Todos los sábados, comíamos juntos mis padres, mis abuelos y yo. Siempre había cocido. A mí me dejaban echar los fideos esos chiquititos que lleva la sopa e ir a recoger la leña para que no se apagase la lumbre de la cocina. Mientras se terminaba de hacer, mi abuelo y yo, disfrutábamos del “entrante”. Bajábamos al patio donde estaba el columpio que me había construido de la manera más simple y maravillosa del mundo: un trocito de madera, enganchado a dos cuerdas que se ataban a un tronco sostenido en los tejaditos que rodeaban el patio. Entonces, jugábamos a cocido, ¿en qué consistía? mi abuelo me preguntaba por los ingredientes que necesitábamos para hacer un cocido. Si ese día me sentía muy valiente, decía hasta el agua para la sopa, ya que por cada ingrediente, él retorcía las cuerdas del columpio y cuando ya no te acordabas de más, las soltaba y el columpio empezaba a girar rapidísimo mientras yo gritaba ¡¡¡COCIDO!!! Qué mareo.

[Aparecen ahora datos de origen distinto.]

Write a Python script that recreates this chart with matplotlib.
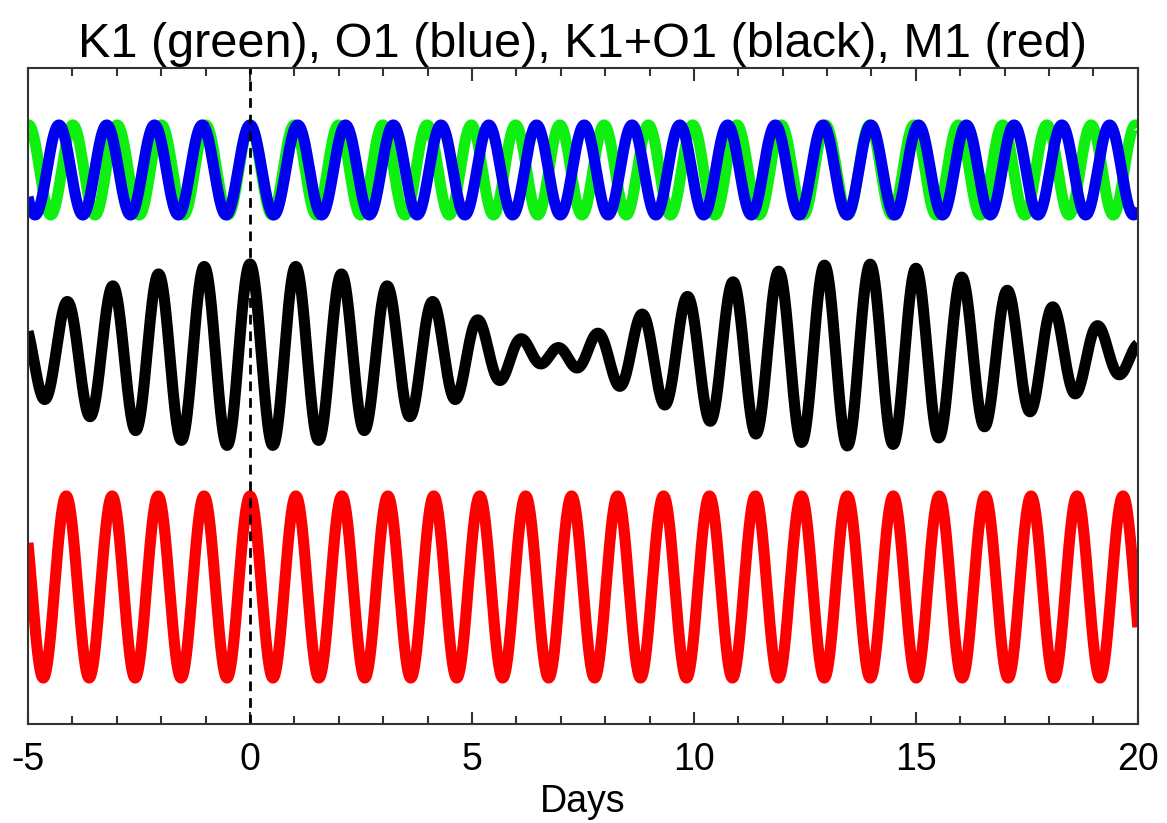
import numpy as np
import matplotlib
matplotlib.use("Agg")
import matplotlib.pyplot as plt
from matplotlib.ticker import MultipleLocator

plt.rcParams['font.family'] = ['Liberation Sans', 'DejaVu Sans']

# constituent periods in hours (peak spacing / beat)
names = ['K1', 'O1', 'M1']
periods_h = [23.934, 25.819, 24.841]
colors = ['#10f010', '#0000f0', '#ff0000']

# display offsets / amplitudes (chart units, vertical stacking)
top_center, top_amp = 554, 45
sum_center, k1_amp, o1_amp = 369, 49, 42
m1_center, m1_amp = 137, 91

xticks = [-5, 0, 5, 10, 15, 20]

t = np.linspace(-5, 20, 4000)

def wave(period_h):
    return np.cos(2 * np.pi * t * 24.0 / period_h)

k1 = wave(periods_h[0])
o1 = wave(periods_h[1])
m1 = wave(periods_h[2])

fig = plt.figure(figsize=(11.67, 8.23), dpi=100)
ax = fig.add_axes([0.024, 0.1203, 0.951, 0.7971])

lw = 8
ax.plot(t, top_center + top_amp * k1, color=colors[0], lw=lw, solid_capstyle='butt')
ax.plot(t, top_center + top_amp * o1, color=colors[1], lw=lw, solid_capstyle='butt')
ax.plot(t, sum_center + k1_amp * k1 + o1_amp * o1, color='black', lw=lw, solid_capstyle='butt')
ax.plot(t, m1_center + m1_amp * m1, color=colors[2], lw=lw, solid_capstyle='butt')
ax.axvline(0, color='black', lw=2, ls=(0, (3.5, 2.5)))

ax.set_xlim(-5, 20)
ax.set_ylim(0, 656)
ax.set_yticks([])
ax.set_xticks(xticks)
ax.set_xticklabels([str(v) for v in xticks])
ax.xaxis.set_minor_locator(MultipleLocator(1))
ax.tick_params(axis='x', which='both', direction='in', top=True, bottom=True,
               labelsize=27, pad=13, color='#333333')
ax.tick_params(axis='x', which='major', length=9, width=1.5)
ax.tick_params(axis='x', which='minor', length=6, width=1.5)
for s in ax.spines.values():
    s.set_color('#333333')
    s.set_linewidth(1.5)

ax.set_title('K1 (green), O1 (blue), K1+O1 (black), M1 (red)', fontsize=35, pad=8)
ax.set_xlabel('Days', fontsize=27, labelpad=4)

fig.savefig('out.png', dpi=100)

Pocas cosas recuerdo con tanta intensidad y amor que aquellas tardes de mi infancia. En muchas ocasiones, la gente me preguntaba si no querría vivir en otro lugar, donde hubiese más niños, incluso mis padres me decían si era feliz allí. Yo no entendía cómo me podían preguntar eso. Cómo no iba a ser feliz paseando en aquella bici que mi abuelo conducía, mientras me enseñaba que las cosas más simples son las más extraordinarias.